The Chalkboard: Reaching the Charter Conversion "Cap" - in the Year 7558 A.D.

The Chalkboard: Reaching the Charter Conversion "Cap" - in the Year 7558 A.D.

The New York State Education Department released its federal Race to the Top application today. In the charter school discussion, this factoid read surreal to me:

"[t]he total number of charter schools that currently may form in New York are 4,540 conversion schools plus 200 non-conversion charter schools, or 4,740. This represents approximately 104 percent of the total schools in the state that are allowed to be charter schools."

Whew! Feel better now? Who needs a cap lift? Hey, we can do 4,500 more charters! Sure glad the Department put its best foot forward to the Feds!

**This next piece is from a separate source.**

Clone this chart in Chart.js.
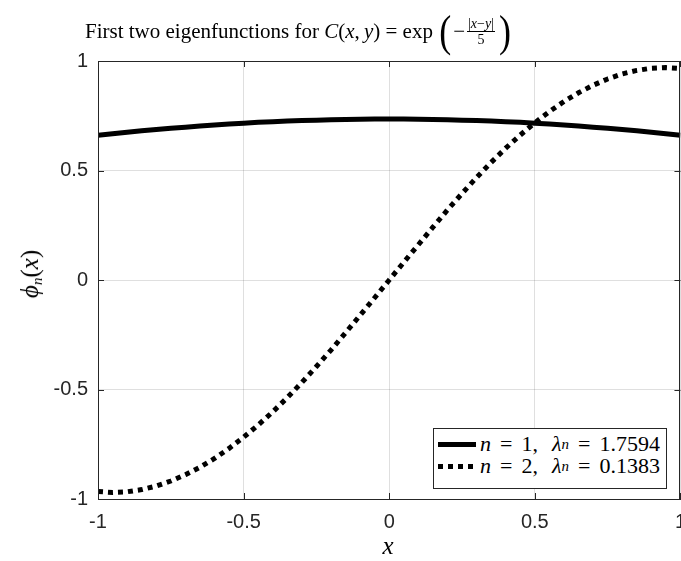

This will not impress Washington. The problem with this description of the charter cap is that it is a legalistic absurdity based on the existing provision that places no cap on the number of charter schools that are converted from district schools. As a practical matter, this conversion discussion should have been reduced to a theoretical footnote.

As to the charter cap, the application also makes the preposterous claim that even though state Education law includes one, "such a cap does not prohibit or effectively limit the number of high-performing charter schools in the state" (p. 223). Does State Ed. expect anyone to belief this? Why include this sentence?